In 1 Chronicles 17, God reminds David that He called him out of ordinary places and into purpose. David started as a shepherd in a field, yet God had been with him through every battle, every uncertainty, and every hardship. The struggles were not separate from the calling. They were part of what formed him into the man he was meant to become.

Then in John 10, Jesus describes Himself as the Good Shepherd who willingly lays down His life for His sheep. There is incredible intentionality in that image. Jesus was not drifting through life trying to avoid pain or preserve comfort. He lived with complete clarity of purpose and complete surrender to the will of the Father. Real life was found through sacrifice, love, courage, and surrender rather than self-protection.

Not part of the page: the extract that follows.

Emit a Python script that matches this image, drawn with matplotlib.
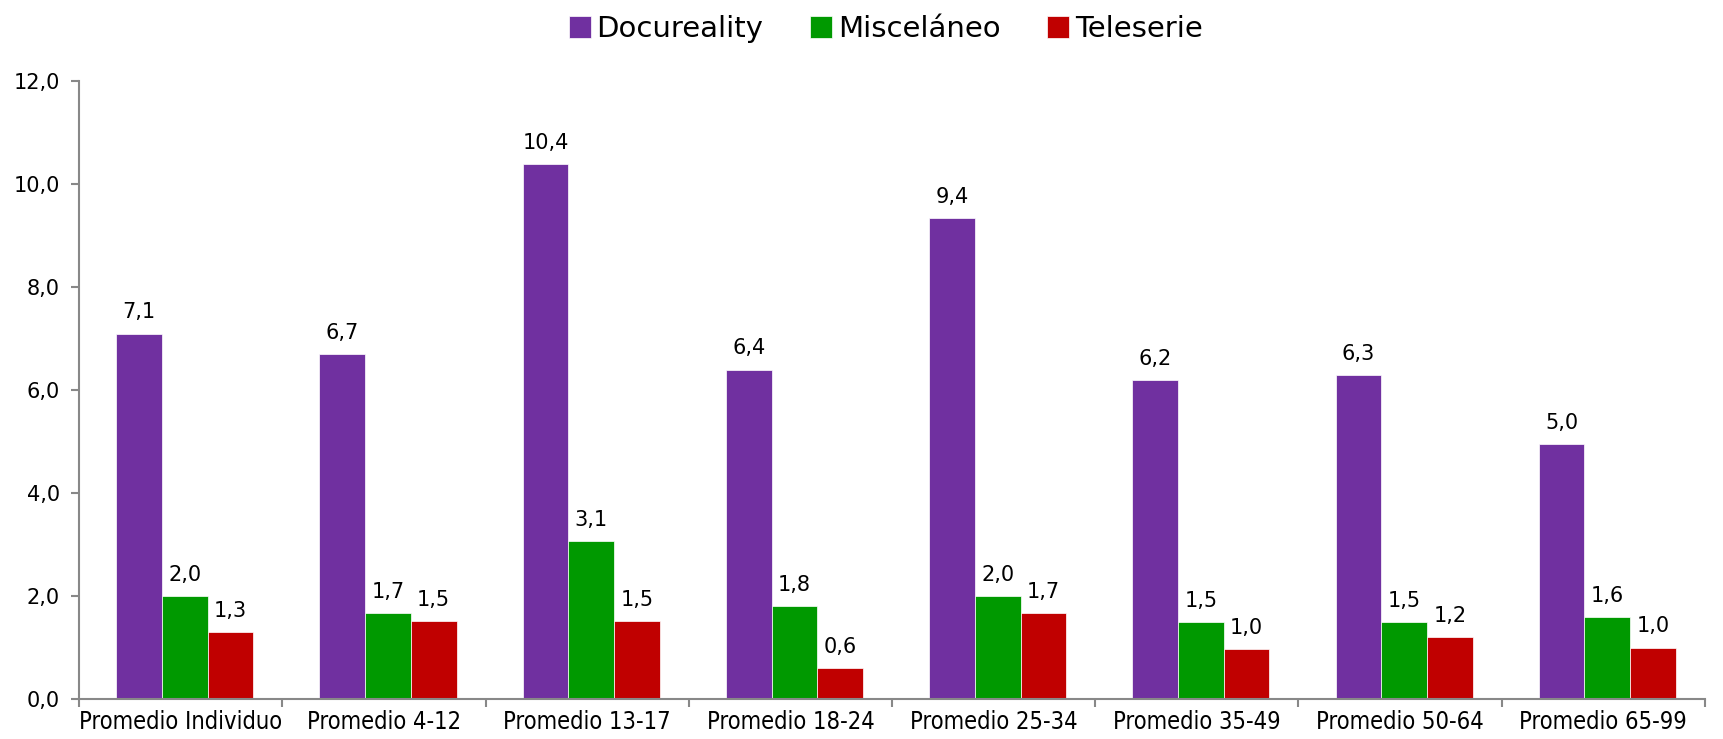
import matplotlib
matplotlib.use("Agg")
import matplotlib.pyplot as plt
import numpy as np

categories = ["Promedio Individuo", "Promedio 4-12", "Promedio 13-17", "Promedio 18-24",
              "Promedio 25-34", "Promedio 35-49", "Promedio 50-64", "Promedio 65-99"]
series_names = ["Docureality", "Misceláneo", "Teleserie"]
docureality = [7.1, 6.7, 10.4, 6.4, 9.35, 6.2, 6.3, 4.95]
miscelaneo = [2.0, 1.67, 3.07, 1.8, 2.0, 1.5, 1.5, 1.6]
teleserie = [1.3, 1.52, 1.52, 0.6, 1.67, 0.97, 1.2, 1.0]
docureality_labels = ["7,1", "6,7", "10,4", "6,4", "9,4", "6,2", "6,3", "5,0"]
miscelaneo_labels = ["2,0", "1,7", "3,1", "1,8", "2,0", "1,5", "1,5", "1,6"]
teleserie_labels = ["1,3", "1,5", "1,5", "0,6", "1,7", "1,0", "1,2", "1,0"]
colors = ["#7030A0", "#009900", "#C00000"]
yticks = [0, 2, 4, 6, 8, 10, 12]

fig = plt.figure(figsize=(17.23, 7.39), dpi=100)
ax = fig.add_axes([0.0459, 0.054, 0.9436, 0.836])

x = np.arange(len(categories))
w = 0.225
data = [docureality, miscelaneo, teleserie]
labels = [docureality_labels, miscelaneo_labels, teleserie_labels]
for i, (vals, labs, col, name) in enumerate(zip(data, labels, colors, series_names)):
    ax.bar(x + (i - 1) * w + 0.02, vals, w, color=col, label=name, edgecolor="white", linewidth=0.5)
    for xb, v, lab in zip(x + (i - 1) * w + 0.02, vals, labs):
        ax.annotate(lab, (xb, v), xytext=(0, 8), textcoords="offset points",
                    ha="center", va="bottom", fontsize=15, family="DejaVu Sans")

ax.set_xlim(-0.5, len(categories) - 0.5)
ax.set_ylim(0, 12)
ax.set_yticks(yticks)
ax.set_yticklabels([f"{t:.1f}".replace(".", ",") for t in yticks], fontsize=15)
ax.set_xticks(x)
ax.set_xticklabels(categories, fontsize=17, family="DejaVu Sans", fontstretch="condensed")
ax.set_xticks(np.arange(len(categories) + 1) - 0.5, minor=True)
ax.tick_params(axis="x", which="major", length=0, pad=8)
ax.tick_params(axis="x", which="minor", length=6, color="#888888", width=1.5)
ax.tick_params(axis="y", length=6, color="#888888", width=1.5, pad=8)
for s in ["top", "right"]:
    ax.spines[s].set_visible(False)
for s in ["left", "bottom"]:
    ax.spines[s].set_color("#888888")
    ax.spines[s].set_linewidth(1.5)

fig.legend(loc="upper center", bbox_to_anchor=(0.514, 1.015), ncol=3, frameon=False, fontsize=21,
           handlelength=0.75, handleheight=0.75, handletextpad=0.2, columnspacing=1.6)

fig.savefig("out.png", dpi=100)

I think that is part of why Dead Poets Society impacted me so deeply when I first watched it the summer before my senior year of high school. Something about that movie stirred this awareness in me that life was meant to be lived boldly and intentionally. It awakened this longing to not waste my life. To become something meaningful. To live courageously instead of passively drifting through the years.

And honestly, I believe that longing is from God.

In John 10, Jesus contrasts His mission with the work of the thief who comes to steal, kill, and destroy. The enemy wants distraction, numbness, fear, passivity, and comfort to slowly drain the life out of us. But Jesus says He came so that we could experience life to the fullest.

Not a shallow life.
Not merely an easy life.
A full life.

A life where we love deeply, risk greatly, create boldly, serve faithfully, and refuse to waste the time we have been given.

Because in the end, the goal is not simply to arrive at death safely and comfortably. The goal is to fully become who God created us to be before we get there.






 10The thief comes only to steal and kill and destroy; I have come that they may have life, and have it to the full.